= Gao Gang Affair =

Chinese Communist Party internal dispute

The Gao Gang Affair, also known as the Gao-Rao Affair, was Gao Gang's attempt to displace Liu Shaoqi and Zhou Enlai from key posts in the government, and to increase his own standing within the Chinese Communist Party (CCP). Because of Mao Zedong's apparent displeasure with the previous failures of Liu and Zhou, Gao assumed that he had Mao's approval for such a move and began to approach senior cadres in the summer of 1953 asking for support. Gao leaked a list of Politburo members drafted by An Ziwen, the vice chief of the CCP Personnel Department, making Mao suspicious of Gao's intentions before the upcoming CCP Eighth Congress. While sources disagree on the reason for An's creation of the list, Gao mentioned and referred to the confidential document during meetings, believing that it was Liu's ploy to leverage his own position in the party. Gao had spoken to several other cadres about the matter including Chen Yun and Deng Xiaoping, who saw Gao's plan as an effort to overthrow Liu Shaoqi entirely. Deng revealed a more detailed account of Gao's "underground activities" in 1980, stating that "he tried to win me over and had formal negotiations with me in which he said that Comrade Liu Shaoqi was immature. He was trying to persuade me to join in his effort to topple Comrade Liu Shaoqi." When Chen Yun and Deng Xiaoping officially informed Mao of Gao's activities, the chairman declared them out of order, and efforts were undertaken to address the perceived threat to party unity. Gao killed himself August 1954.

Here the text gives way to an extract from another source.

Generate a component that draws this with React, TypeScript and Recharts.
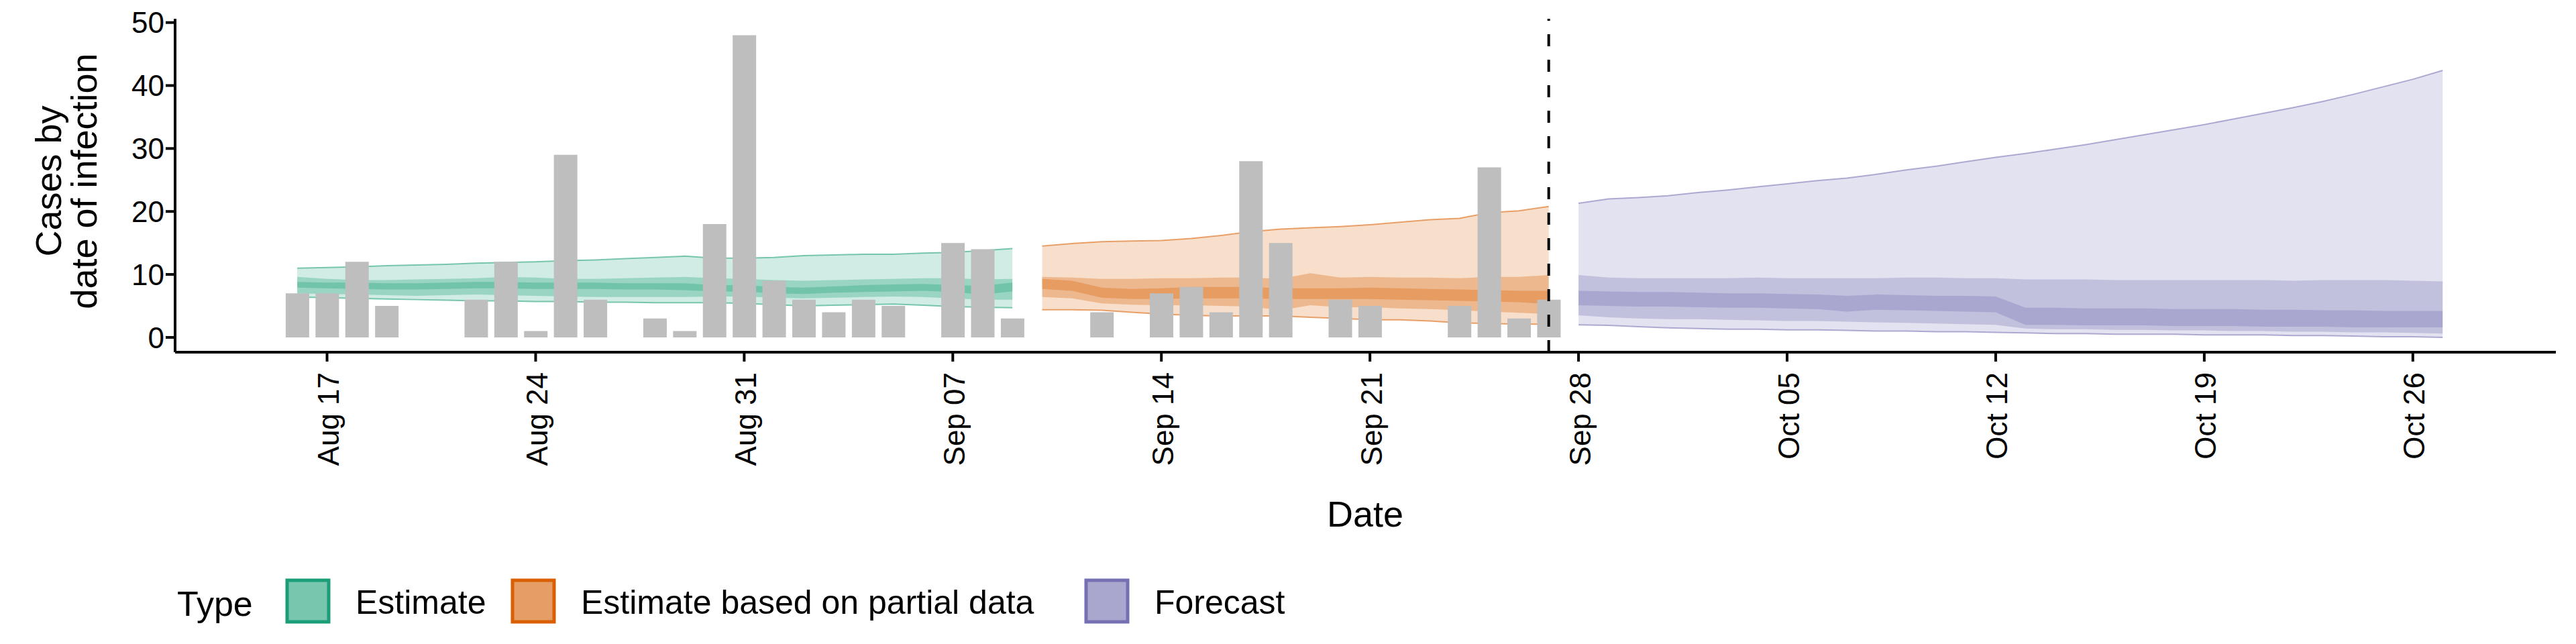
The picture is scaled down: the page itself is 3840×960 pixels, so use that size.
import { Area, Bar, ComposedChart, ReferenceLine, XAxis, YAxis } from 'recharts';

// day 0 = Aug 17
const START_DAY = -1; // Aug 16
const TICK_DAYS = [0, 7, 14, 21, 28, 35, 42, 49, 56, 63, 70];
const TICK_LABELS = ['Aug 17', 'Aug 24', 'Aug 31', 'Sep 07', 'Sep 14', 'Sep 21', 'Sep 28', 'Oct 05', 'Oct 12', 'Oct 19', 'Oct 26'];

// Aug 16 .. Sep 27
const cases = [7, 7, 12, 5, 0, 0, 6, 12, 1, 29, 6, 0, 3, 1, 18, 48, 9, 6, 4, 6, 5, 0, 15, 14, 3, 0, 0, 4, 0, 7, 8, 4, 28, 15, 0, 6, 5, 0, 0, 5, 27, 3, 6];

// Estimate: Aug 16 .. Sep 09
const estU90 = [11.0, 11.1, 11.2, 11.4, 11.5, 11.6, 11.8, 11.9, 12.0, 12.2, 12.3, 12.5, 12.7, 12.9, 12.6, 12.6, 12.7, 13.0, 13.1, 13.2, 13.2, 13.4, 13.5, 13.8, 14.1];
const estU50 = [9.6, 9.3, 9.1, 9.1, 9.2, 9.3, 9.4, 9.6, 9.5, 9.3, 9.3, 9.4, 9.5, 9.6, 9.4, 9.3, 9.1, 9.0, 9.1, 9.2, 9.3, 9.4, 9.4, 9.2, 9.3];
const estU20 = [8.8, 8.7, 8.7, 8.6, 8.6, 8.7, 8.8, 8.8, 8.7, 8.7, 8.7, 8.6, 8.6, 8.6, 8.3, 8.3, 8.0, 7.9, 8.1, 8.3, 8.4, 8.5, 8.3, 8.2, 8.7];
const estL20 = [7.9, 7.8, 7.7, 7.6, 7.6, 7.7, 7.8, 7.8, 7.7, 7.7, 7.7, 7.6, 7.6, 7.5, 7.3, 7.3, 7.0, 6.9, 7.1, 7.2, 7.3, 7.4, 7.2, 6.8, 7.3];
const estL50 = [7.0, 6.9, 6.8, 6.7, 6.6, 6.7, 6.8, 6.7, 6.6, 6.5, 6.4, 6.4, 6.4, 6.4, 6.5, 6.5, 6.3, 6.2, 6.3, 6.4, 6.5, 6.4, 6.2, 6.0, 6.0];
const estL90 = [6.4, 6.3, 6.2, 6.1, 6.0, 5.9, 5.8, 5.8, 5.7, 5.7, 5.6, 5.6, 5.5, 5.5, 5.5, 5.4, 5.2, 5.0, 5.1, 5.2, 5.3, 5.1, 4.9, 4.8, 4.7];

// Estimate based on partial data: Sep 10 .. Sep 27
const parU90 = [14.5, 14.9, 15.2, 15.3, 15.4, 15.7, 16.2, 16.8, 17.2, 17.4, 17.6, 17.9, 18.3, 18.7, 18.9, 19.8, 20.1, 20.8];
const parU50 = [9.6, 9.5, 9.3, 9.3, 9.4, 9.4, 9.5, 9.5, 9.3, 10.2, 9.5, 9.6, 9.5, 9.5, 9.4, 9.6, 9.6, 9.9];
const parU20 = [9.3, 9.0, 7.9, 7.7, 7.8, 8.0, 8.0, 8.0, 7.8, 7.8, 7.8, 7.9, 7.8, 7.7, 7.6, 7.5, 7.4, 7.4];
const parL20 = [7.7, 7.4, 6.3, 6.1, 6.1, 6.2, 6.2, 6.2, 6.1, 6.1, 6.1, 6.1, 6.0, 5.9, 5.8, 5.7, 5.6, 5.3];
const parL50 = [6.4, 6.2, 5.4, 5.2, 5.1, 5.1, 5.0, 4.9, 4.3, 5.1, 4.8, 4.8, 4.6, 4.5, 4.3, 4.1, 3.9, 3.7];
const parL90 = [4.4, 4.4, 4.3, 4.0, 3.7, 3.5, 3.4, 3.4, 3.4, 3.2, 3.0, 2.8, 2.8, 2.6, 2.3, 2.2, 2.1, 2.1];

// Forecast: Sep 28 .. Oct 27
const fcU90 = [21.3, 22.0, 22.2, 22.5, 23.0, 23.4, 23.9, 24.4, 24.9, 25.3, 25.9, 26.6, 27.2, 27.9, 28.6, 29.2, 29.9, 30.6, 31.4, 32.2, 33.0, 33.8, 34.7, 35.6, 36.5, 37.5, 38.6, 39.8, 41.0, 42.4];
const fcU50 = [9.9, 9.5, 9.4, 9.4, 9.4, 9.4, 9.5, 9.4, 9.4, 9.4, 9.4, 9.5, 9.5, 9.4, 9.4, 9.2, 9.2, 9.2, 9.1, 9.1, 9.1, 9.1, 9.1, 9.1, 9.0, 9.1, 9.1, 9.1, 9.0, 8.9];
const fcU20 = [7.4, 7.3, 7.2, 7.2, 7.1, 7.0, 7.0, 6.9, 6.8, 6.6, 6.8, 6.7, 6.6, 6.6, 6.5, 4.7, 4.7, 4.6, 4.6, 4.6, 4.5, 4.5, 4.5, 4.4, 4.4, 4.3, 4.3, 4.2, 4.2, 4.2];
const fcL20 = [5.1, 5.0, 4.9, 4.9, 4.8, 4.7, 4.7, 4.6, 4.5, 4.1, 4.4, 4.3, 4.2, 4.1, 4.0, 2.0, 2.0, 1.9, 1.9, 1.9, 1.8, 1.8, 1.8, 1.7, 1.7, 1.7, 1.6, 1.6, 1.6, 1.6];
const fcL50 = [3.5, 3.2, 3.0, 2.9, 2.9, 2.8, 2.7, 2.6, 2.6, 2.5, 2.4, 2.3, 2.2, 2.1, 2.0, 1.4, 1.3, 1.3, 1.2, 1.2, 1.1, 1.1, 1.0, 1.0, 0.9, 0.9, 0.8, 0.8, 0.7, 0.6];
const fcL90 = [2.0, 1.9, 1.7, 1.5, 1.4, 1.3, 1.3, 1.2, 1.2, 1.1, 1.0, 1.0, 0.9, 0.9, 0.8, 0.7, 0.6, 0.6, 0.5, 0.5, 0.5, 0.4, 0.4, 0.4, 0.3, 0.3, 0.2, 0.1, 0.1, 0.0];

const SEGMENTS = [
  { key: 'est', offset: 0, color: '#1B9E77', key_fill: '#78C6AD', label: 'Estimate', u90: estU90, u50: estU50, u20: estU20, l20: estL20, l50: estL50, l90: estL90 },
  { key: 'par', offset: 25, color: '#D95F02', key_fill: '#E59E65', label: 'Estimate based on partial data', u90: parU90, u50: parU50, u20: parU20, l20: parL20, l50: parL50, l90: parL90 },
  { key: 'fc', offset: 43, color: '#7570B3', key_fill: '#AAA7CE', label: 'Forecast', u90: fcU90, u50: fcU50, u20: fcU20, l20: fcL20, l50: fcL50, l90: fcL90 },
];

const rows: any[] = Array.from({ length: 73 }, (_, i) => ({ day: START_DAY + i, cases: cases[i] ? cases[i] : null }));
SEGMENTS.forEach((s) => {
  s.u90.forEach((_, j) => {
    const r = rows[s.offset + j];
    r[s.key + '90'] = [s.l90[j], s.u90[j]];
    r[s.key + '50'] = [s.l50[j], s.u50[j]];
    r[s.key + '20'] = [s.l20[j], s.u20[j]];
  });
});

const FONT = '"Liberation Sans", Arial, sans-serif';

function DateTick({ x, y, payload }: any) {
  const i = TICK_DAYS.indexOf(payload.value);
  return (
    <text
      transform={`translate(${x + 2},${y + 14}) rotate(-90)`}
      textAnchor="end"
      dominantBaseline="central"
      fontSize={44}
      fontFamily={FONT}
      fill="#000"
    >
      {TICK_LABELS[i]}
    </text>
  );
}

export default function App() {
  return (
    <div style={{ position: 'absolute', left: 0, top: 0, width: 3840, height: 960, background: '#fff', fontFamily: FONT }}>
      <ComposedChart width={3840} height={960} data={rows} margin={{ top: 28, right: 30, left: 0, bottom: 0 }} barGap={0}>
        <XAxis
          dataKey="day"
          type="number"
          domain={[-5.1, 74.8]}
          ticks={TICK_DAYS}
          tick={<DateTick />}
          height={435}
          tickSize={14}
          interval={0}
          stroke="#000"
          strokeWidth={4}
          tickLine={{ stroke: '#000', strokeWidth: 4 }}
        />
        <YAxis
          type="number"
          domain={[-2.35, 50.6]}
          ticks={[0, 10, 20, 30, 40, 50]}
          width={261}
          tickSize={14}
          stroke="#000"
          strokeWidth={4}
          tickLine={{ stroke: '#000', strokeWidth: 4 }}
          tick={{ fill: '#000', fontSize: 44, fontFamily: FONT }}
          allowDataOverflow
        />
        <Bar dataKey="cases" fill="#BEBEBE" barSize={35} isAnimationActive={false} />
        {SEGMENTS.map((s) => [
          <Area key={s.key + '90'} dataKey={s.key + '90'} type="linear" fill={s.color} fillOpacity={0.2} stroke={s.color} strokeOpacity={0.55} strokeWidth={2} dot={false} activeDot={false} isAnimationActive={false} />,
          <Area key={s.key + '50'} dataKey={s.key + '50'} type="linear" fill={s.color} fillOpacity={0.3} stroke="none" dot={false} activeDot={false} isAnimationActive={false} />,
          <Area key={s.key + '20'} dataKey={s.key + '20'} type="linear" fill={s.color} fillOpacity={0.32} stroke="none" dot={false} activeDot={false} isAnimationActive={false} />,
        ])}
        <ReferenceLine x={41} stroke="#000" strokeWidth={4} strokeDasharray="18 20" />
      </ComposedChart>
      <svg width={3840} height={960} style={{ position: 'absolute', left: 0, top: 0, pointerEvents: 'none' }} fontFamily={FONT}>
        <text transform="translate(72,270) rotate(-90)" textAnchor="middle" dominantBaseline="central" fontSize={54}>Cases by</text>
        <text transform="translate(125,270) rotate(-90)" textAnchor="middle" dominantBaseline="central" fontSize={54}>date of infection</text>
        <text x={2035} y={766} textAnchor="middle" dominantBaseline="central" fontSize={54}>Date</text>
        <text x={264} y={900} dominantBaseline="central" fontSize={52}>Type</text>
        {SEGMENTS.map((s, i) => {
          const sx = [428, 764, 1619][i];
          return (
            <g key={s.key}>
              <rect x={sx} y={865} width={62} height={62} fill={s.key_fill} stroke={s.color} strokeWidth={5} />
              <text x={sx + 102} y={898} dominantBaseline="central" fontSize={50}>{s.label}</text>
            </g>
          );
        })}
      </svg>
    </div>
  );
}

== Preliminary discussions with party leaders ==
Mao had a series of private conversations with Gao in late 1952 or early 1953 where it is believed he expressed a degree of dissatisfaction with Liu and Zhou, apparently remarking that they were too cautious in their attitude towards the pace of socialist transformation in China. Implementation of the new tax system was among the issues leading to this dissatisfaction. In one conversation, Mao asked Gao if Gao was "willing to head the cabinet if Enlai no longer served as premier" and Gao responded, "Maybe Lin Biao should be considered." In an early 1953 conversation, Mao told Gao that Mao considered dividing central leadership into a first and second line, and that Mao would recede to the second line. Gao relayed this idea to deputy chief of the Central Personnel Department An Ziwen, telling An, "the chairman had discussed with him that the Politburo would be reorganized and that various central posts would be strengthened."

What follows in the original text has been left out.